Maybe your favorite carry piece is a revolver, but you don’t want to deal with reloading every five or six rounds while your classmates with higher-capacity semi-autos are getting to shoot, and shoot some more, between reloads.
Cost of ammunition and the effects of recoil may be a factor in your decision to go with something of a smaller caliber than you carry. Maybe you’re one of those individuals who packs, say, .357 Sig or 10mm. Replacing 250 rounds of FMJ in either of those calibers is likely to set your wallet back to a greater degree than some other, more common, calibers.
While the effects of recoil from either of those calibers is negligible in the context of using the gun in self-defense, both deliver more felt recoil, which may also deliver fatigue to you during extended firing.
These stouter loads are also known for wearing out gun parts under heavy use, due to the increased pressures created by their comparatively high rate of speed.
Least important, but nevertheless a factor in some people’s choice of firearm, is style. There’s a wide swath of the carrying public who simply feel more confident with a 1911, usually chambered in .45 ACP, when carrying openly at a class, competition, or in public.
And there’s little argument that this single-action platform can perform well across all those situations, when handled properly.
This same segment of armed citizens often begrudgingly adopt a less stylish, but more comfortably concealed, sub-compact firearm for daily carry.

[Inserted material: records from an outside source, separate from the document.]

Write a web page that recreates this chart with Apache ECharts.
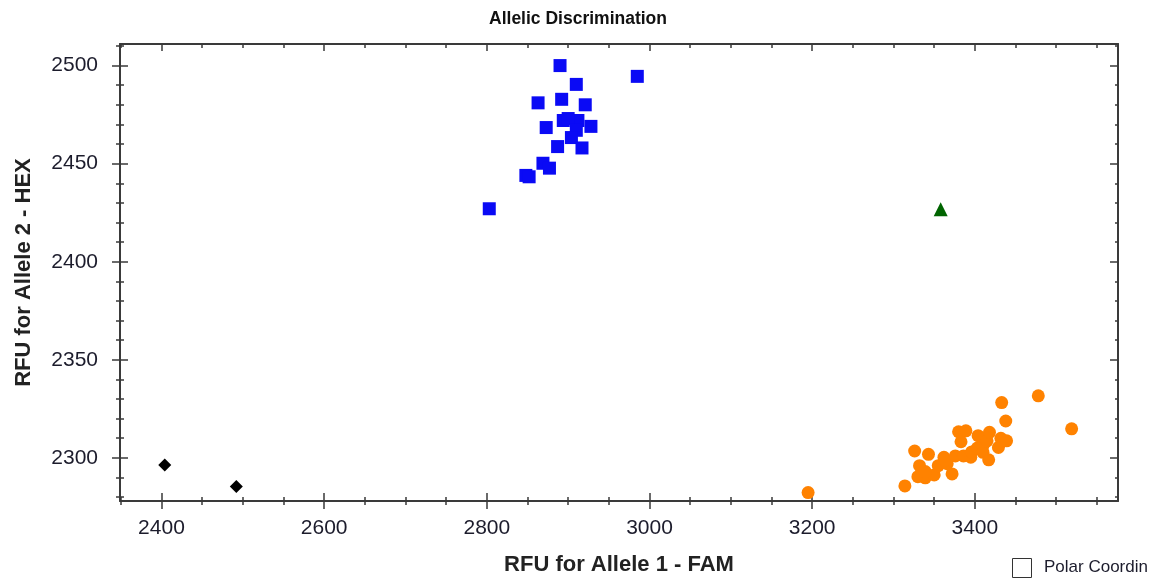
<!DOCTYPE html>
<html>
<head>
<meta charset="utf-8">
<script src="https://cdn.jsdelivr.net/npm/echarts@6/dist/echarts.min.js"></script>
<style>
  html, body { margin: 0; padding: 0; background: #fff; }
  #chart { width: 1156px; height: 581px; }
</style>
</head>
<body>
<div id="chart"></div>
<script>
// data (FAM, HEX)
const allele2 = [
  [2890, 2500], [2985, 2494.5], [2910, 2490.4], [2863, 2481], [2892, 2482.8],
  [2921, 2480], [2894, 2472], [2912, 2472], [2900, 2473], [2873, 2468.4],
  [2928, 2469], [2910, 2467], [2904, 2463.3], [2887, 2458.7], [2917, 2458],
  [2869, 2450.2], [2877, 2447.7], [2848, 2444], [2852, 2443.3], [2803, 2427]
];
const allele1 = [
  [3195, 2282.3], [3314, 2285.7], [3326, 2303.5], [3343, 2301.8], [3332, 2296],
  [3330, 2290.4], [3339, 2289.8], [3350, 2291.3], [3339, 2293], [3362, 2300.3],
  [3355, 2296], [3366, 2297], [3363, 2299], [3372, 2291.8], [3376, 2301],
  [3380, 2313.3], [3389, 2313.8], [3383, 2308.2], [3386, 2301], [3395, 2300.3],
  [3396, 2303], [3404, 2311.3], [3403, 2305], [3410, 2306.2], [3410, 2302.8],
  [3415, 2308.7], [3418, 2313], [3417, 2299], [3429, 2305.3], [3432, 2310],
  [3439, 2308.7], [3438, 2318.8], [3433, 2328.2], [3478, 2331.6], [3519, 2314.8]
];
const heterozygous = [[3358, 2426.7]];
const noCall = [[2404, 2296.4], [2492, 2285.4]];

const xMajor = [2400, 2600, 2800, 3000, 3200, 3400];
const xMinor = [2350, 2450, 2500, 2550, 2650, 2700, 2750, 2850, 2900, 2950, 3050, 3100, 3150, 3250, 3300, 3350, 3450, 3500, 3550];
const yMajor = [2300, 2350, 2400, 2450, 2500];
const yMinor = [2280, 2290, 2310, 2320, 2330, 2340, 2360, 2370, 2380, 2390, 2410, 2420, 2430, 2440, 2460, 2470, 2480, 2490, 2510];

const xMin = 2349, xMax = 3576, yMin = 2278, yMax = 2511;
const axisColor = '#3a3a3a';
const fontName = 'Liberation Sans, Arial, sans-serif';
const labelFont = { fontFamily: fontName, fontSize: 21, color: '#1c1c2c', formatter: v => String(v) };

function tickAxis(kind, position, values, length, inside, opts) {
  const base = {
    type: 'value', position: position, gridIndex: 0,
    min: kind === 'x' ? xMin : yMin, max: kind === 'x' ? xMax : yMax,
    splitLine: { show: false },
    axisLine: { show: false, onZero: false },
    axisTick: { show: true, customValues: values, length: length, inside: inside,
      lineStyle: { color: axisColor, width: 1.5 } },
    axisLabel: { show: false },
    axisPointer: { show: false }
  };
  return Object.assign(base, opts || {});
}

const chart = echarts.init(document.getElementById('chart'));
chart.setOption({
  animation: false,
  backgroundColor: '#fff',
  title: {
    text: 'Allelic Discrimination', left: 'center', top: 5,
    textStyle: { fontFamily: fontName, fontSize: 17.5, fontWeight: 'bold', color: '#111' }
  },
  grid: { left: 120, right: 38, top: 44, bottom: 80, outerBoundsMode: 'none', containLabel: false },
  xAxis: [
    tickAxis('x', 'bottom', xMajor, 8, false, {
      axisLine: { show: true, onZero: false, lineStyle: { color: axisColor, width: 2 } },
      axisLabel: Object.assign({ show: true, customValues: xMajor, margin: 17 }, labelFont),
      name: 'RFU for Allele 1 - FAM', nameLocation: 'middle', nameGap: 53,
      nameTextStyle: { fontFamily: fontName, fontSize: 22, fontWeight: 'bold', color: '#222' }
    }),
    tickAxis('x', 'bottom', xMajor, 8, true),
    tickAxis('x', 'bottom', xMinor, 4, false),
    tickAxis('x', 'bottom', xMinor, 4, true),
    tickAxis('x', 'top', xMajor, 7, true, {
      axisLine: { show: true, onZero: false, lineStyle: { color: axisColor, width: 2 } }
    }),
    tickAxis('x', 'top', xMinor, 4, true)
  ],
  yAxis: [
    tickAxis('y', 'left', yMajor, 8, false, {
      axisLine: { show: true, onZero: false, lineStyle: { color: axisColor, width: 2 } },
      axisLabel: Object.assign({ show: true, customValues: yMajor, margin: 22 }, labelFont),
      name: 'RFU for Allele 2 - HEX', nameLocation: 'middle', nameGap: 85,
      nameTextStyle: { fontFamily: fontName, fontSize: 22, fontWeight: 'bold', color: '#222' }
    }),
    tickAxis('y', 'left', yMajor, 8, true),
    tickAxis('y', 'left', yMinor, 4, false),
    tickAxis('y', 'left', yMinor, 4, true),
    tickAxis('y', 'right', yMajor, 8, true, {
      axisLine: { show: true, onZero: false, lineStyle: { color: axisColor, width: 2 } }
    }),
    tickAxis('y', 'right', yMinor, 3, true)
  ],
  series: [
    { name: 'Allele 2', type: 'scatter', symbol: 'rect', symbolSize: 13,
      itemStyle: { color: '#0a0af5', opacity: 1 }, data: allele2 },
    { name: 'Allele 1', type: 'scatter', symbol: 'circle', symbolSize: 13,
      itemStyle: { color: '#ff8200', opacity: 1 }, data: allele1 },
    { name: 'Heterozygous', type: 'scatter', symbol: 'triangle', symbolSize: 14,
      itemStyle: { color: '#006400', opacity: 1 }, data: heterozygous },
    { name: 'No Call', type: 'scatter', symbol: 'diamond', symbolSize: 13,
      itemStyle: { color: '#000', opacity: 1 }, data: noCall }
  ],
  graphic: [
    { type: 'rect', left: 1012, top: 558, shape: { width: 19, height: 19 },
      style: { fill: '#fff', stroke: '#333', lineWidth: 1 } },
    { type: 'text', left: 1044, top: 559,
      style: { text: 'Polar Coordin', fontFamily: fontName, fontSize: 17, fill: '#1c1c2c' } }
  ]
});
</script>
</body>
</html>
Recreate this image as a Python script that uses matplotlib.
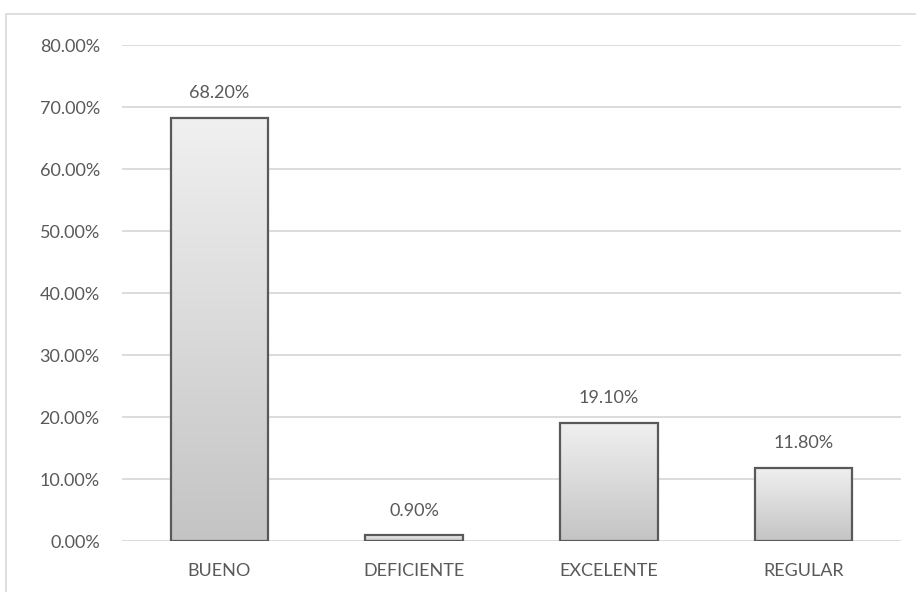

My observations have shown that these same folks usually abandon either the gun or the obligation to practice when choosing a small-frame .45, having discovered it’s far less controllable and enjoyable in comparison to the big gun.
In short, caliber can matter more in terms of simplicity of ammunition purchasing and storage, where having two guns chambered the same is an advantage.
When opting for a large and small gun, smaller calibers in the carry-size gun are more manageable, and shooters are more likely to log more time with them during practice—a good habit for effective, responsible carry.
Shopping for a second handgun
It’s helpful to identify what you want to get out of having a second gun. If it’s strictly the ability to continue being armed if your main gun is in need of repair or taken into possession post-incident, then a same-make/same-model purchase makes sense, in addition to serving as a source of spare parts.
If you’re wanting to enter some local matches, or participate in classes that last a day or longer, it’s wise to consider a compact or full-size companion to your carry gun. The choices are virtually endless, but narrow substantially if you look for guns that have model-specific holsters and magazine pouches.
There are times when the compact or sub-compact and full-size categories can be combined on the range. An example that comes to mind is Glock’s double-stack compact line, including the 26, 27, 30, and others.
The usefulness of these small guns is extended for practice and home defense by the compatibility of the brand’s magazines from their compact and full-size lines, so long as a person picks the same caliber.
It’s helpful to find a range or private class where trying different firearms out, including live fire, is part of the program. The gun that looked so appealing in the catalog and sounded so great in reviews may simply be a poor fit for you.
Many shooters, unfortunately, purchase a gun first, then shoot it, only to find out it’s not what they had in mind.
At the end of the day–
Any good instructor isn’t around to judge your decisions, but to help you make informed ones. It’s normal, for a shooter’s taste in guns to change over time as knowledge and experience are gained.
Owning at least two handguns, and practicing with both, accelerates a shooter’s understanding of the dynamics of shooting and makes informed decisions easier.